Friday, June 7, 2013

A Fly On The Wall, June 7, 2013

Pride and Prejudice
by Jim Murchison 

What is the theatre’s responsibility to the community and to reflecting on or advancing social values? My thought has always been that the first thing that theatre has to do is to entertain, but there are so many ways it can do that. Some theatre is pure escapism. It is simply funny scary or erotic and there is nothing wrong with that.

There are times when theatre purports to stand for something or make a commitment and it should be surefooted in its decision on how it presents its opinion. It is very easy to get emotional and defensive when someone feels you failed in your attempt. One of the things that modern media allows us to do more freely than ever before is have a dialogue and exchange of ideas more swiftly than ever before and The Charlebois Post certainly has had many spirited dialogues about boundaries on its pages. These discussions have been equally about expanding them but also attaching responsible limits to what we say and do. 
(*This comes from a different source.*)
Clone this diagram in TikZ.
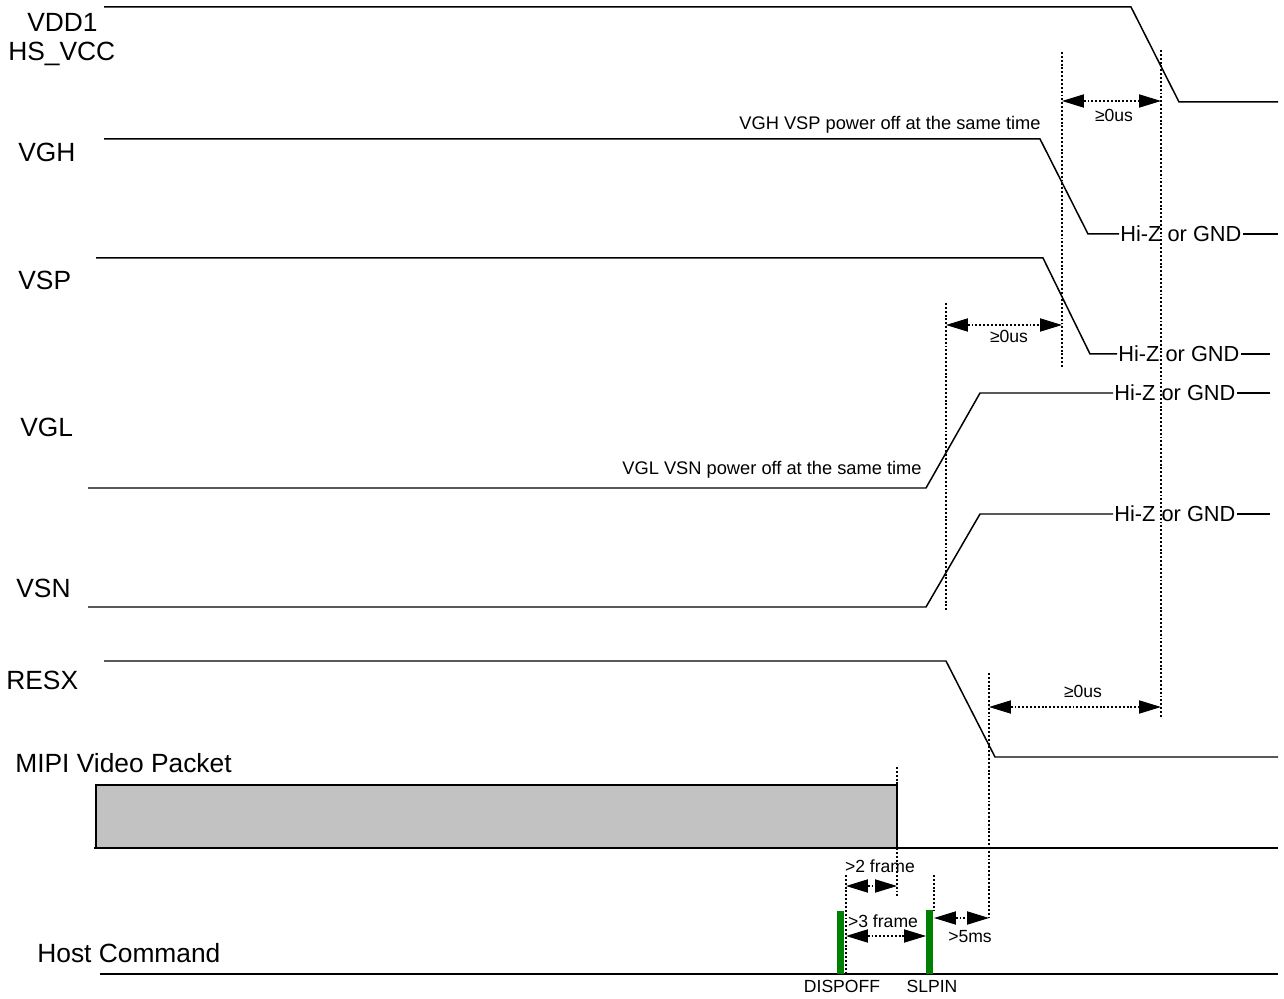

It is a tightrope to present something provocative and interesting that sometimes poses unpopular questions and also have a viewpoint that is responsible. I expressed an opinion in my review of Carousel that it portrayed battery of women in a whitewashed light. I understand that there are some that believe The Taming of The Shrew does something very similar with mental abuse, so why was I involved in that? It is a valid question.

The fact that Shrew's entire production team was made up of women and the director has been an activist for women’s rights helps. I felt that the play is tongue in cheek and very broad comedy. The best comedy pushes boundaries and makes fun of the social structure of its time. I didn’t feel it seriously advocated or endorsed training or brainwashing women any more than The Imaginary Invalid promotes hypochondria. So that was my justification. There are some people that believe The Taming of The Shrew and other Shakespearean plays should not be produced for the same reasons I feel Carousel was a bad choice for the Orpheus season.

Gaëtan Charlebois asks similar questions about the role of critics in this week’s op ed. There is a wavering line and we have to get to the edge of it. We have to challenge and probe, but we have to do our level best not to go over that line and maintain respect for the effort put into creating something that will move or inform the soul and the mind. Ultimately some will think we cross that line, and they may be right. It is far and away better than never asking the questions and burying your ideas in preconceived notions founded on historical bias, sense of entitlement or a paranoid fear of things you don’t understand.